▸ DATA BLOCK
.....
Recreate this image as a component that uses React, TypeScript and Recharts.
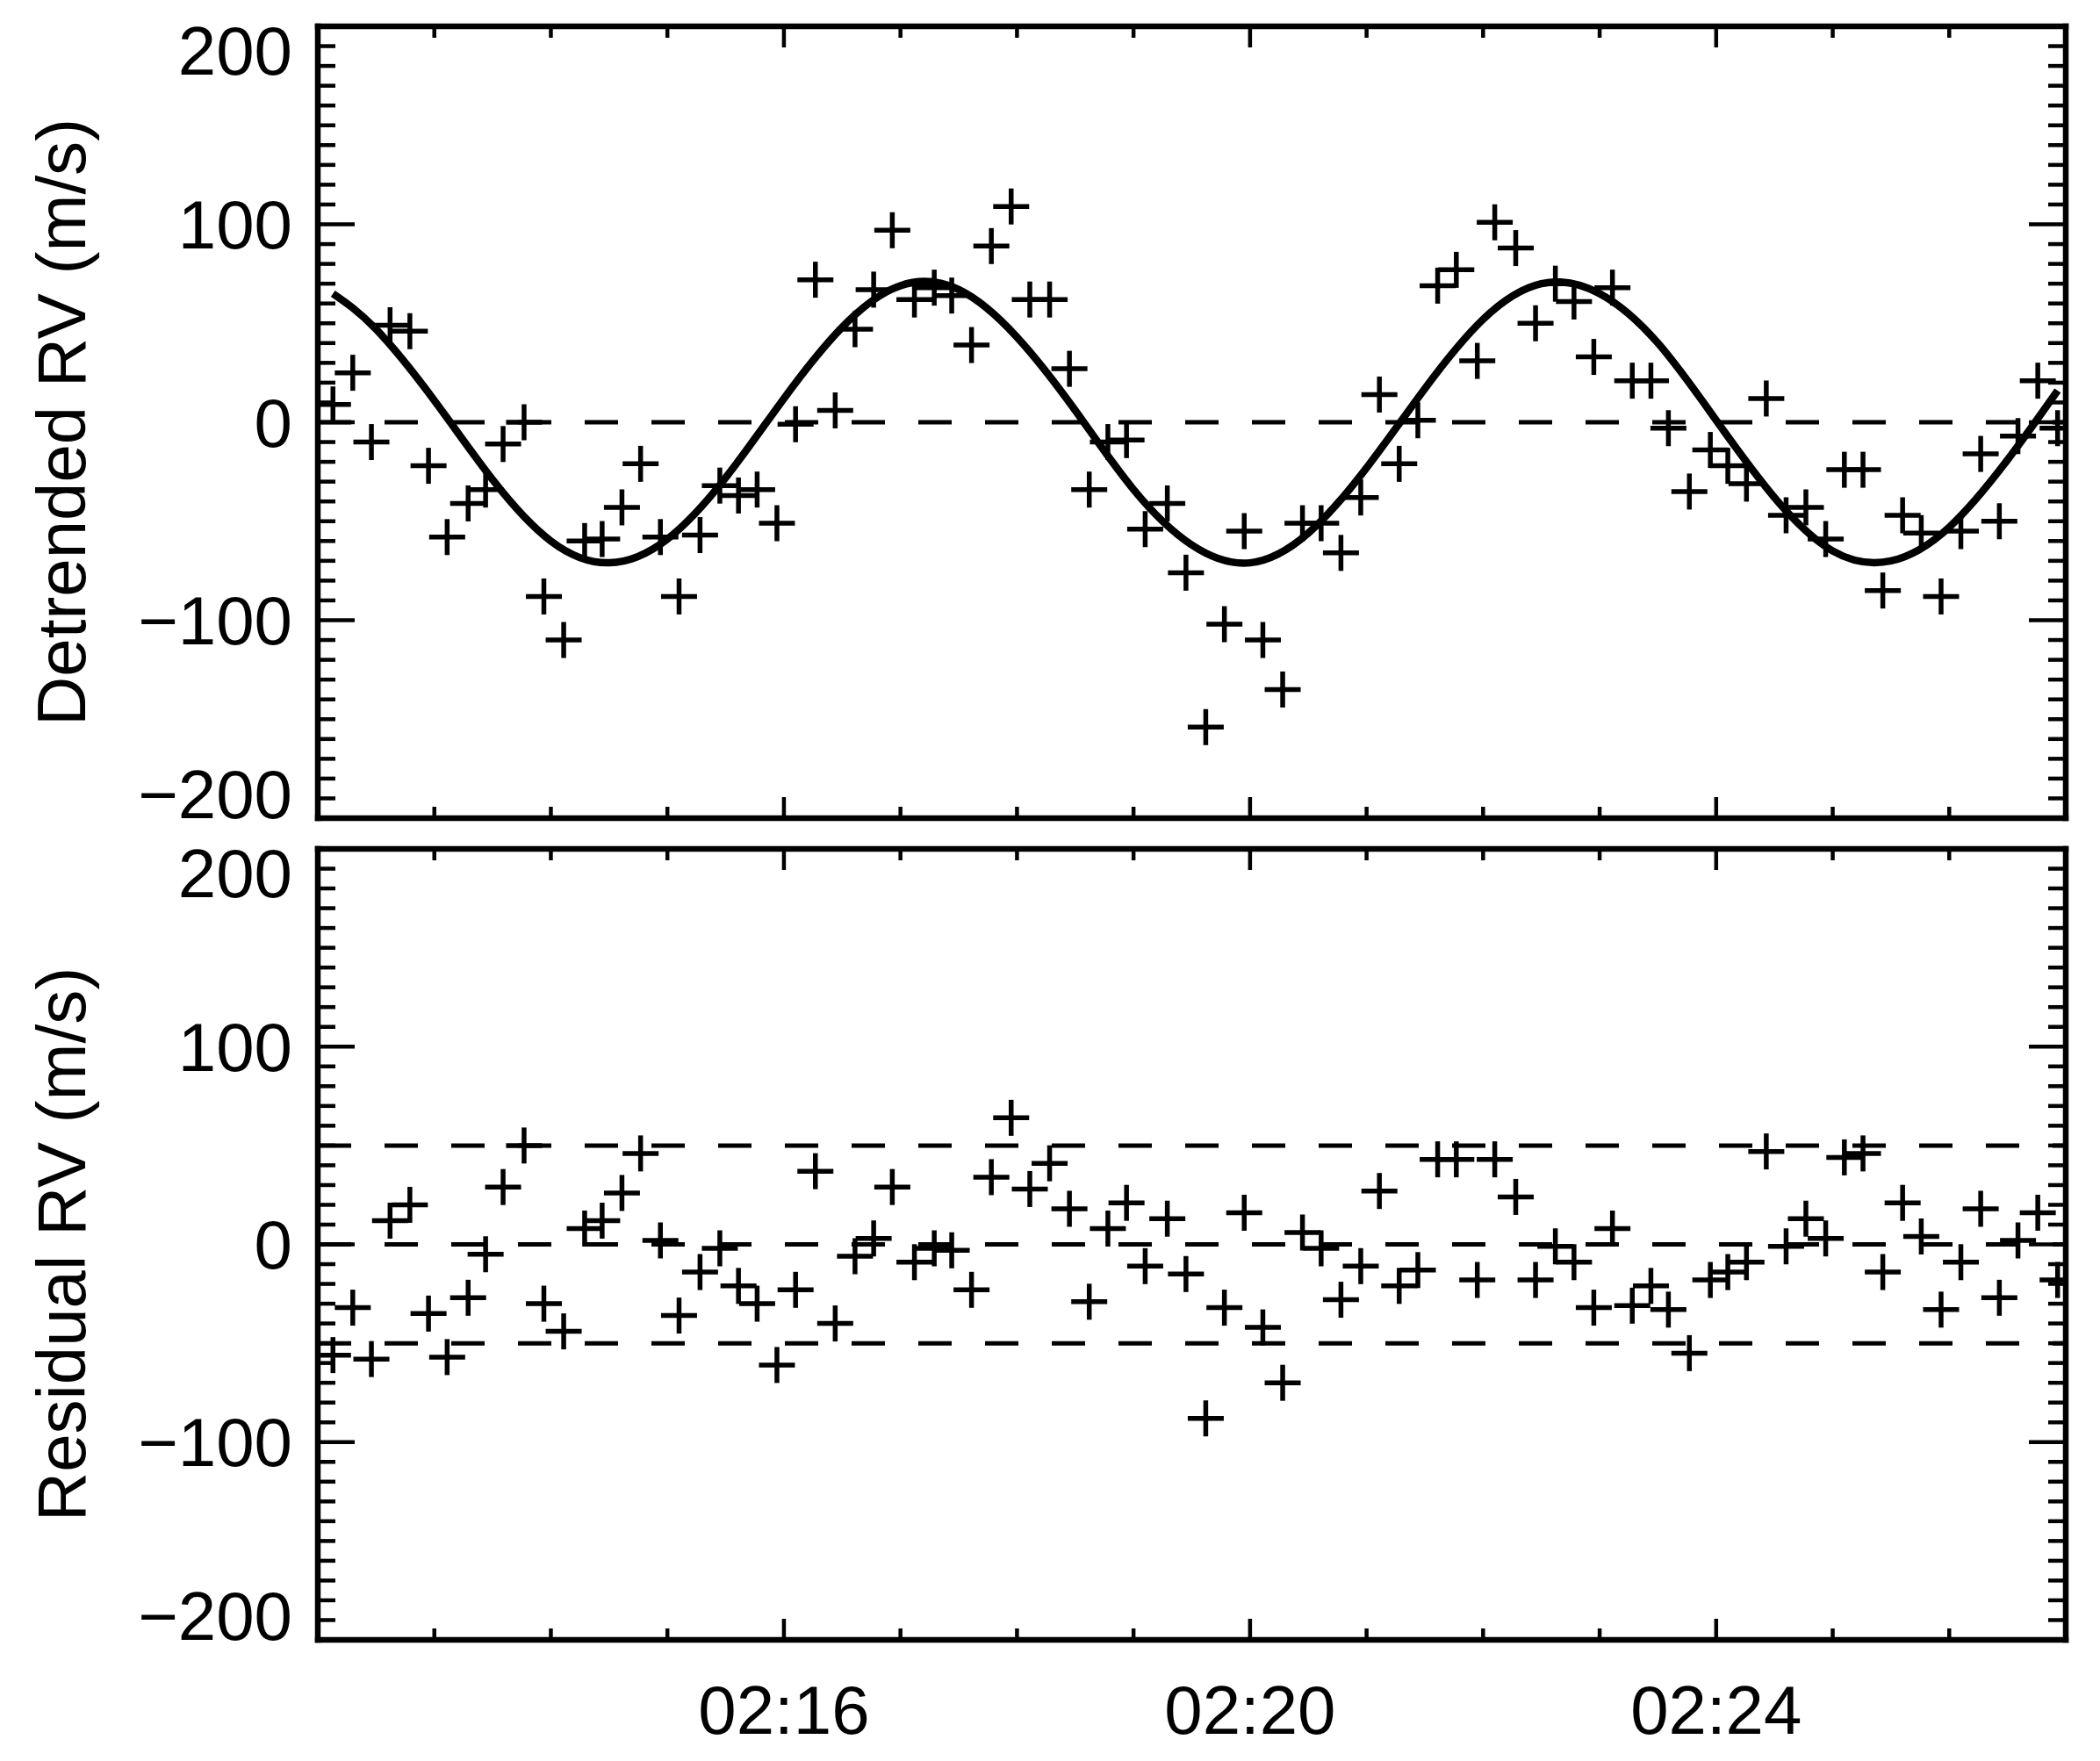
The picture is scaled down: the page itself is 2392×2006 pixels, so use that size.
import React from 'react';
import { ComposedChart, XAxis, YAxis, Scatter, Line, ReferenceLine } from 'recharts';

// ---- data (minutes after 02:00) ----
const times = [
  12.13, 12.30, 12.46, 12.62, 12.79, 12.95, 13.11, 13.29, 13.44, 13.59,
  13.77, 13.94, 14.11, 14.29, 14.44, 14.61, 14.77, 14.94, 15.10, 15.28,
  15.45, 15.61, 15.77, 15.94, 16.10, 16.27, 16.44, 16.61, 16.77, 16.93,
  17.12, 17.29, 17.44, 17.61, 17.78, 17.95, 18.11, 18.28, 18.45, 18.62,
  18.78, 18.94, 19.10, 19.29, 19.45, 19.62, 19.78, 19.95, 20.11, 20.28,
  20.45, 20.61, 20.78, 20.95, 21.11, 21.28, 21.44, 21.61, 21.77, 21.95,
  22.10, 22.28, 22.45, 22.62, 22.78, 22.95, 23.11, 23.28, 23.44, 23.59,
  23.77, 23.95, 24.10, 24.26, 24.43, 24.60, 24.77, 24.94, 25.10, 25.26,
  25.43, 25.60, 25.76, 25.93, 26.10, 26.27, 26.43, 26.59, 26.76, 26.93,
];

const detrendedRV = [
  9, 25, -10, 49, 46, -22, -58, -41, -34, -11,
  0, -88, -110, -60, -59, -43, -21, -58, -88, -57,
  -32, -37, -34, -51, -1, 72, 6, 47, 67, 97,
  62, 68, 64, 39, 89, 109, 62, 62, 27, -34,
  -10, -9, -54, -41, -76, -154, -102, -55, -110, -135,
  -51, -51, -66, -38, 14, -21, 1, 69, 77, 31,
  101, 88, 50, 70, 61, 33, 68, 21, 21, -3,
  -35, -14, -22, -31, 12, -47, -43, -59, -24, -24,
  -85, -47, -56, -88, -55, -16, -50, -7, 21, -3,
];

const residualRV = [
  -56, -32, -58, 12, 20, -35, -57, -27, -5, 29,
  50, -30, -44, 8, 12, 26, 46, 2, -36, -14,
  -2, -21, -30, -61, -23, 37, -40, -6, 3, 29,
  -9, -2, -3, -23, 34, 64, 28, 41, 18, -29,
  8, 21, -11, 13, -15, -88, -32, 16, -42, -70,
  6, -2, -28, -11, 27, -21, -13, 43, 43, -18,
  43, 24, -18, -1, -9, -32, 8, -31, -21, -33,
  -55, -18, -14, -9, 47, -1, 13, 3, 44, 46,
  -14, 21, 4, -33, -9, 18, -27, 2, 16, -18,
];

const fitTimes = [
  12.13, 12.5, 13, 13.5, 14, 14.5, 15, 15.5, 16, 16.5, 17, 17.5, 18, 18.5, 19, 19.5,
  20, 20.5, 21, 21.5, 22, 22.5, 23, 23.5, 24, 24.5, 25, 25.5, 26, 26.5, 26.93,
];
const fitRV = [
  65, 47, 11, -29, -60, -71, -59, -28, 12, 48, 69, 67, 43, 6, -34, -62,
  -71, -56, -23, 17, 52, 70, 65, 40, 1, -38, -65, -70, -53, -19, 16,
];

const xMinuteTicks = [12, 13, 14, 15, 16, 17, 18, 19, 20, 21, 22, 23, 24, 25, 26, 27];
const xMajorMinutes = [12, 16, 20, 24];
const xLabelMinutes = [16, 20, 24];
const xLabelTexts = ['02:16', '02:20', '02:24'];
const yTicks = Array.from({ length: 41 }, (_, i) => -200 + i * 10);
const yLabelValues = [200, 100, 0, -100, -200];
const yLabelTexts = ['200', '100', '0', '\u2212100', '\u2212200'];
const detrendedBands = [0];
const residualBands = [50, 0, -50];

const detrendedPoints = times.map((t, i) => ({ t, v: detrendedRV[i] }));
const residualPoints = times.map((t, i) => ({ t, v: residualRV[i] }));
const fitPoints = fitTimes.map((t, i) => ({ t, v: fitRV[i] }));

// ---- style ----
const W = 2392;
const FONT = '"Liberation Sans", Arial, Helvetica, sans-serif';
const FS = 78;
const INK = '#000';
const FRAME = { stroke: INK, strokeWidth: 6.5, strokeLinecap: 'square' as const };

const makeBottomTick = (showLabels: boolean) => (props: any) => {
  const { x, y, payload } = props;
  const v = payload.value;
  const major = xMajorMinutes.indexOf(v) >= 0;
  const li = xLabelMinutes.indexOf(v);
  return (
    <g>
      <line x1={x} x2={x} y1={y} y2={y - (major ? 24 : 13)} stroke={INK} strokeWidth={4.5} />
      {showLabels && li >= 0 && (
        <text x={x} y={y + 107} textAnchor="middle" fontSize={FS} fontFamily={FONT} fill={INK}>
          {xLabelTexts[li]}
        </text>
      )}
    </g>
  );
};

const TopTick = (props: any) => {
  const { x, y, payload } = props;
  const major = xMajorMinutes.indexOf(payload.value) >= 0;
  return <line x1={x} x2={x} y1={y} y2={y + (major ? 24 : 13)} stroke={INK} strokeWidth={4.5} />;
};

const LeftTick = (props: any) => {
  const { x, y, payload } = props;
  const v = payload.value;
  const li = yLabelValues.indexOf(v);
  const major = li >= 0;
  const base = v === 200 ? y + 55 : v === -200 ? y : y + 27.5;
  return (
    <g>
      <line x1={x} x2={x + (major ? 42 : 20)} y1={y} y2={y} stroke={INK} strokeWidth={4.5} />
      {major && (
        <text x={x - 29} y={base} textAnchor="end" fontSize={FS} fontFamily={FONT} fill={INK}>
          {yLabelTexts[li]}
        </text>
      )}
    </g>
  );
};

const RightTick = (props: any) => {
  const { x, y, payload } = props;
  const major = yLabelValues.indexOf(payload.value) >= 0;
  return <line x1={x} x2={x - (major ? 42 : 20)} y1={y} y2={y} stroke={INK} strokeWidth={4.5} />;
};

const Plus = (props: any) => {
  const { cx, cy } = props;
  if (cx == null || cy == null) return null;
  const h = 20.5;
  return (
    <g>
      <line x1={cx - h} x2={cx + h} y1={cy} y2={cy} stroke={INK} strokeWidth={5.5} />
      <line x1={cx} x2={cx} y1={cy - h} y2={cy + h} stroke={INK} strokeWidth={5.5} />
    </g>
  );
};

const yAxisLabel = (text: string) => ({
  content: (props: any) => {
    const vb = props.viewBox || {};
    const cy = (vb.y || 0) + (vb.height || 0) / 2;
    const lx = 97;
    return (
      <text
        x={lx}
        y={cy}
        transform={`rotate(-90, ${lx}, ${cy})`}
        textAnchor="middle"
        fontSize={78}
        fontFamily={FONT}
        fill={INK}
      >
        {text}
      </text>
    );
  },
});

type PanelProps = {
  top: number;
  height: number;
  topAxisH: number;
  bottomAxisH: number;
  points: { t: number; v: number }[];
  fit?: { t: number; v: number }[];
  bands: number[];
  label: string;
  showXLabels: boolean;
};

function Panel({ top, height, topAxisH, bottomAxisH, points, fit, bands, label, showXLabels }: PanelProps) {
  return (
    <div style={{ position: 'absolute', left: 0, top, width: W, height }}>
      <ComposedChart width={W} height={height} margin={{ top: 0, right: 0, bottom: 0, left: 0 }}>
        <XAxis
          xAxisId="b"
          type="number"
          dataKey="t"
          domain={[12, 27]}
          ticks={xMinuteTicks}
          interval={0}
          orientation="bottom"
          height={bottomAxisH}
          tickSize={0}
          tickMargin={0}
          tickLine={false}
          axisLine={FRAME}
          tick={makeBottomTick(showXLabels)}
          allowDataOverflow
        />
        <XAxis
          xAxisId="t"
          type="number"
          dataKey="t"
          domain={[12, 27]}
          ticks={xMinuteTicks}
          interval={0}
          orientation="top"
          height={topAxisH}
          tickSize={0}
          tickMargin={0}
          tickLine={false}
          axisLine={FRAME}
          tick={TopTick}
          allowDataOverflow
        />
        <YAxis
          yAxisId="l"
          type="number"
          dataKey="v"
          domain={[-200, 200]}
          ticks={yTicks}
          interval={0}
          orientation="left"
          width={362}
          tickSize={0}
          tickMargin={0}
          tickLine={false}
          axisLine={FRAME}
          tick={LeftTick}
          label={yAxisLabel(label)}
          allowDataOverflow
        />
        <YAxis
          yAxisId="r"
          type="number"
          domain={[-200, 200]}
          ticks={yTicks}
          interval={0}
          orientation="right"
          width={39}
          tickSize={0}
          tickMargin={0}
          tickLine={false}
          axisLine={FRAME}
          tick={RightTick}
          allowDataOverflow
        />
        {bands.map((b) => (
          <ReferenceLine
            key={b}
            xAxisId="b"
            yAxisId="l"
            y={b}
            stroke={INK}
            strokeWidth={5}
            strokeDasharray="38 38"
          />
        ))}
        <Scatter
          xAxisId="b"
          yAxisId="l"
          data={points}
          dataKey="v"
          shape={(p: any) => <Plus {...p} />}
          isAnimationActive={false}
        />
        {fit && (
          <Line
            xAxisId="b"
            yAxisId="l"
            data={fit}
            dataKey="v"
            type="natural"
            stroke={INK}
            strokeWidth={8.5}
            dot={false}
            activeDot={false}
            isAnimationActive={false}
          />
        )}
      </ComposedChart>
    </div>
  );
}

export default function App() {
  return (
    <div style={{ position: 'absolute', left: 0, top: 0, width: W, height: 2006, background: '#fff' }}>
      <Panel
        top={0}
        height={950}
        topAxisH={30}
        bottomAxisH={18}
        points={detrendedPoints}
        fit={fitPoints}
        bands={detrendedBands}
        label="Detrended RV (m/s)"
        showXLabels={false}
      />
      <Panel
        top={950}
        height={1056}
        topAxisH={17}
        bottomAxisH={138}
        points={residualPoints}
        bands={residualBands}
        label="Residual RV (m/s)"
        showXLabels={true}
      />
    </div>
  );
}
.....
Repeat, exactly and in full, each line from the start of the data to the line that contains "Scatter, Line, ReferenceLine". Pictures do not go in.

Recreate this image as a component that uses React, TypeScript and Recharts.
The picture is scaled down: the page itself is 2392×2006 pixels, so use that size.
import React from 'react';
import { ComposedChart, XAxis, YAxis, Scatter, Line, ReferenceLine } from 'recharts';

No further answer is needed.